The problem with deflation is that it feeds on itself, destroying an economy along the way. It is the macro equivalent of a roach motel: perilously easy to enter but impossible to leave. The problem, you see, is that deflation reduces consumption, which reduces production, eventually shutting down all economic activity.
Wikipedia explains it this way:
“Because the price of goods is falling, consumers have an incentive to delay purchases and consumption until prices fall further, which in turn reduces overall economic activity. Since this idles the productive capacity, investment also falls, leading to further reductions in aggregate demand. This is the deflationary spiral.”
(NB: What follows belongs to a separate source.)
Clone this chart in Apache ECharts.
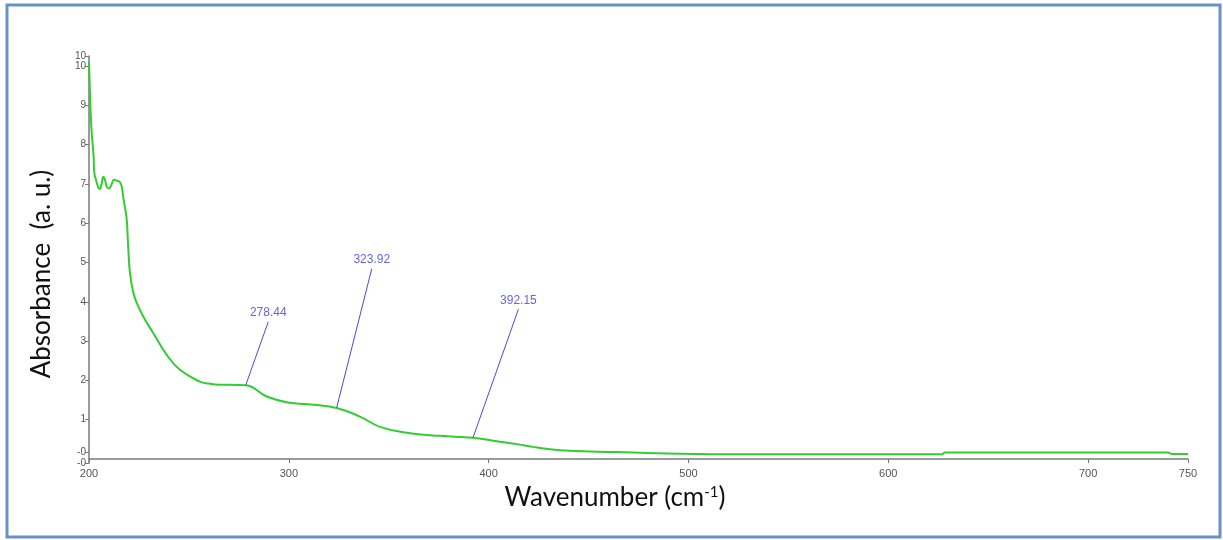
<!DOCTYPE html>
<html>
<head>
<meta charset="utf-8">
<script src="https://cdn.jsdelivr.net/npm/echarts@6/dist/echarts.min.js"></script>
<style>
    html, body { margin: 0; padding: 0; background: #fff; }
    #chart { width: 1223px; height: 540px; }
</style>
</head>
<body>
<div id="chart"></div>
<script>
// spectrum: wavenumber / absorbance
const waveX = [200.0, 200.3, 200.6, 201.0, 201.5, 202.0, 202.3, 202.6, 203.5, 204.7, 205.5, 206.3, 207.2, 208.0, 208.9, 210.0, 211.4, 212.5, 213.9, 215.5, 216.5, 217.0, 218.0, 218.9, 219.4, 219.7, 220.5, 222.2, 223.9, 227.2, 232.2, 238.9, 245.5, 255.5, 260, 265, 270, 278.44, 288.9, 300.6, 312.3, 323.92, 335.6, 345.6, 359.0, 375.7, 392.15, 405.7, 414.1, 422.4, 427.4, 440.7, 464.1, 484.1, 525.8, 626.8, 628.4, 740.0, 742.0, 750];
const absorb = [10.1, 9.6, 9.1, 8.6, 8.2, 7.9, 7.7, 7.3, 7.1, 6.9, 6.87, 7.0, 7.18, 7.1, 6.92, 6.88, 7.0, 7.1, 7.08, 7.04, 6.9, 6.7, 6.4, 6.08, 5.6, 5.32, 4.73, 4.23, 3.97, 3.62, 3.2, 2.65, 2.27, 1.97, 1.92, 1.89, 1.89, 1.88, 1.59, 1.43, 1.38, 1.3, 1.08, 0.82, 0.67, 0.59, 0.54, 0.44, 0.38, 0.31, 0.27, 0.21, 0.18, 0.15, 0.12, 0.12, 0.17, 0.17, 0.13, 0.13];

// peak annotations: point on curve and end of the leader line
const peakNames = ["278.44", "323.92", "392.15"];
const peakX = [278.44, 323.92, 392.15];
const peakY = [1.88, 1.30, 0.54];
const tagX = [289.7, 341.5, 414.9];
const tagY = [3.49, 4.84, 3.81];

const xTickValues = [200, 300, 400, 500, 600, 700, 750];
const yTickValues = [-0.1, 0.18, 1, 2, 3, 4, 5, 6, 7, 8, 9, 10, 10.25];
const yTickLabels = ["-0", "-0", "1", "2", "3", "4", "5", "6", "7", "8", "9", "10", "10"];

const chart = echarts.init(document.getElementById("chart"));

const axisColor = "#7a7a7a";

chart.setOption({
    animation: false,
    backgroundColor: "#fff",
    grid: { left: 89, right: 35, top: 56, bottom: 77 },
    xAxis: {
        type: "value",
        min: 200,
        max: 750,
        axisLine: { lineStyle: { color: axisColor, width: 1.5 } },
        axisTick: { customValues: xTickValues, length: 4, lineStyle: { color: axisColor } },
        axisLabel: {
            customValues: xTickValues,
            margin: 5,
            fontFamily: "Liberation Sans",
            fontSize: 11,
            color: "#555"
        },
        splitLine: { show: false }
    },
    yAxis: {
        type: "value",
        min: -0.1,
        max: 10.25,
        axisLine: { show: true, lineStyle: { color: axisColor, width: 1.5 } },
        axisTick: { show: true, customValues: yTickValues, length: 4, lineStyle: { color: axisColor } },
        axisLabel: {
            customValues: yTickValues,
            margin: 3,
            showMinLabel: true,
            showMaxLabel: true,
            hideOverlap: false,
            fontFamily: "Liberation Sans",
            fontSize: 10,
            color: "#555",
            formatter: v => yTickLabels[yTickValues.indexOf(v)]
        },
        splitLine: { show: false }
    },
    graphic: [
        {
            type: "rect",
            shape: { x: 7, y: 5, width: 1213, height: 532 },
            style: { fill: null, stroke: "#6a91c6", lineWidth: 3 },
            silent: true
        },
        {
            type: "text",
            x: 42,
            y: 274,
            rotation: Math.PI / 2,
            style: {
                text: "Absorbance  (a. u.)",
                font: "26px Lato",
                fill: "#111",
                align: "center",
                verticalAlign: "middle"
            }
        },
        {
            type: "text",
            x: 615,
            y: 498,
            style: {
                text: "Wavenumber (cm{sup|-1})",
                font: "26px Lato",
                fill: "#111",
                align: "center",
                verticalAlign: "middle",
                rich: {
                    sup: { font: "15px Lato", fill: "#111", verticalAlign: "top", padding: [0, 0, 12, 0] }
                }
            }
        }
    ],
    series: [
        {
            name: "spectrum",
            type: "line",
            data: waveX.map((x, i) => [x, absorb[i]]),
            showSymbol: false,
            smooth: 0.45,
            lineStyle: { color: "#33cc33", width: 2 },
            z: 3,
            markLine: {
                silent: true,
                symbol: "none",
                label: { show: false },
                lineStyle: { color: "#4a4ae0", width: 1, type: "solid" },
                data: peakX.map((x, i) => [
                    { coord: [x, peakY[i]] },
                    { coord: [tagX[i], tagY[i]] }
                ])
            }
        },
        {
            name: "peaks",
            type: "scatter",
            data: tagX.map((x, i) => [x, tagY[i], peakNames[i]]),
            symbolSize: 0,
            label: {
                show: true,
                position: "top",
                distance: 3,
                formatter: p => p.data[2],
                fontFamily: "Liberation Sans",
                fontSize: 12,
                color: "#3c3cdc"
            }
        }
    ]
});
</script>
</body>
</html>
Deflation is far worse than its doppelgänger, inflation, because the Fed can fight inflation by raising interest rates. Deflation is nearly impossible to stop once it has started because interest rates can only be cut to zero, no lower. For this reason, Ben Bernanke believes that monetary policy should be biased toward preventing deflation more than preventing inflation.
In case you’re not already scared straight, the deflationary doomsday has already happened in America when (according to the New York Times) it caused the Great Depression.
Japan, according to Bloomberg “has been battling deflation for more than a decade, with the average annual 0.3 percent decline in prices since 2000 damaging economic growth”. The New York Times reports that Japan’s new prime minister Abe “has galvanized markets by encouraging bold monetary measures to beat deflation”.
I hope that everyone is clear on this.